The Aaronic and Melchizedek Priesthood.23 Jan 2017, by Doctrines in
In most of the Catholic Ordination ceremonies and priestly anniversaries I have attended, the response to the responsorial Psalm reminded me, and probably many others, of the supremacy of the Melchizedek priesthood to the Aaronic priesthood. In most cases the response is; you are a priest forever, in the line of Melchizedek. Many Catholics are so used to this statement to the extent that it has almost become a form of greeting or a way of expressing their love for their priests. Still, not so many Catholics have really meditated on the Melchizedek priesthood.
Melchizedek, who was he? The writer of the letter to the Hebrews tells us that Melchizedek was not just a king but is a king and a priest forever. He says; This King, Melchizedek of Salam, a priest of the Most High God, met Abraham as he was returning from defeating the kings and blessed him; and to him Abraham apportioned one-tenth of everything. In the first place, his name means ‘king’ of righteousness; next he is also king of Salem, that is, king of peace. Without father, without mother, without genealogy, having neither beginning of days nor end of life, but resembling the Son of God, he remains a priest forever (Hew. 7:1-3).
Melchizedek remains a priest forever. Unlike the Melchizedek priesthood, the Aaronic priesthood has beginning, it is inherited, and one has to be born into the Aaronic linage to be a priest among the Jews. In Melchizedek’s case, he has no father, and he has no mother, no linage. His priesthood has no beginning; he did not inherit it like the Aaronic priesthood. So, the Catholic Church sees in Melchizedek a typology or a reflection of the priesthood of Jesus Christ that has no beginning nor end. The writer of the letter to the Hebrews says that Melchizedek is the king of righteousness and the king of peace. But the prophet Isaiah tells us that a child has been born for us, a Son given to us; authority rests upon his shoulder; and he is named Wonderful Counsellor, Mighty God, Everlasting Father, Prince of peace (Is. 9:6). Isaiah here referred to Jesus Christ, which means that before the incarnation, he is king, priest, and God; so he remains after death.

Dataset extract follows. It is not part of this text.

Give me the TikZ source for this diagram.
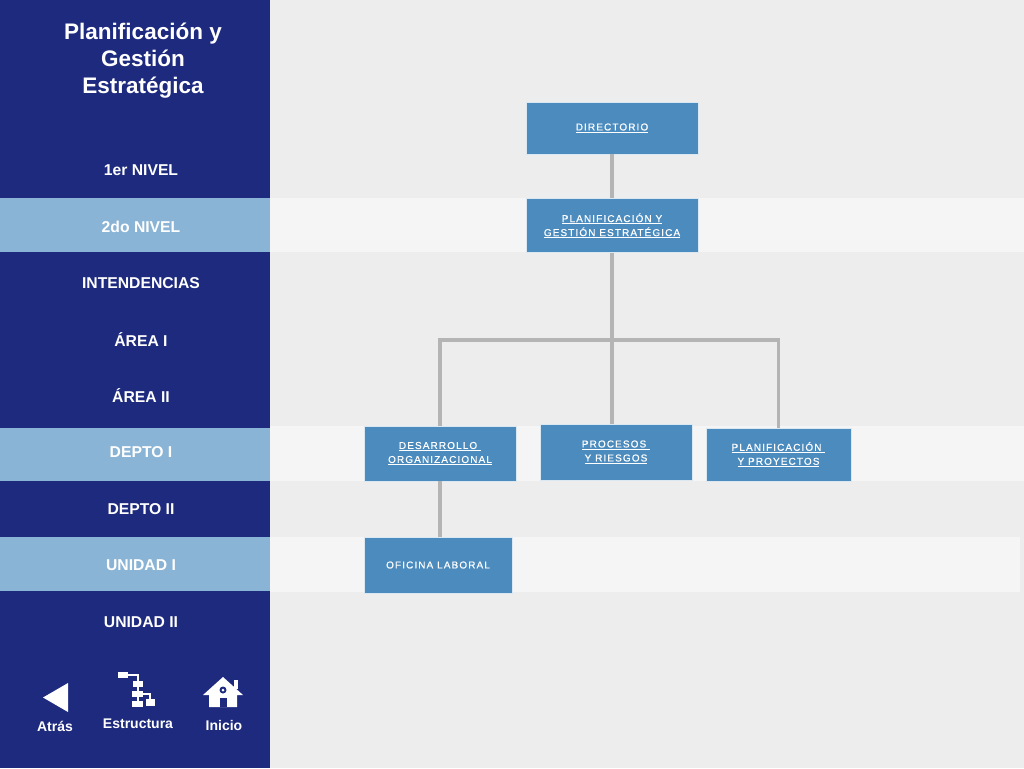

He is the high priest of our faith who offered himself as a sacrifice once and for all, not like the Aaronic priesthood that has to offer different sacrifices every day (Hew. 7:27-28).
In Melchizedek, we see the reflection of the everlasting priesthood of Jesus Christ, the priesthood the Lord Jesus left for his Church as a gift. Therefore, the priesthood in the Catholic Church is in the line of ‘Melchizedek’ (Jesus Christ), who knows no beginning nor end. I am a man, a mere mortal, and a sinner called to share in the everlasting priesthood of Jesus Christ. And by our baptism in Christ Jesus, we all share in this one and everlasting priesthood.
This realization should encourage us to rise above the power of fear, for we cannot fear he (Satan or man) who has beginning and end when we live in he (Christ Jesus) who has no beginning nor end. Jesus says, But I will warn you whom to fear: fear him who, after he has killed, has the authority to cast into hell. Yes, I tell you, fear him! (Lk. 12:5). Let us continually thank God for the gift of Priesthood to the Catholic Church, especially for calling a sinner like me and many others into this holy mystery.
The Lord Jesus Christ has made us a royal priesthood and a consecrated people. We are priests forever in the line of Melchizedek.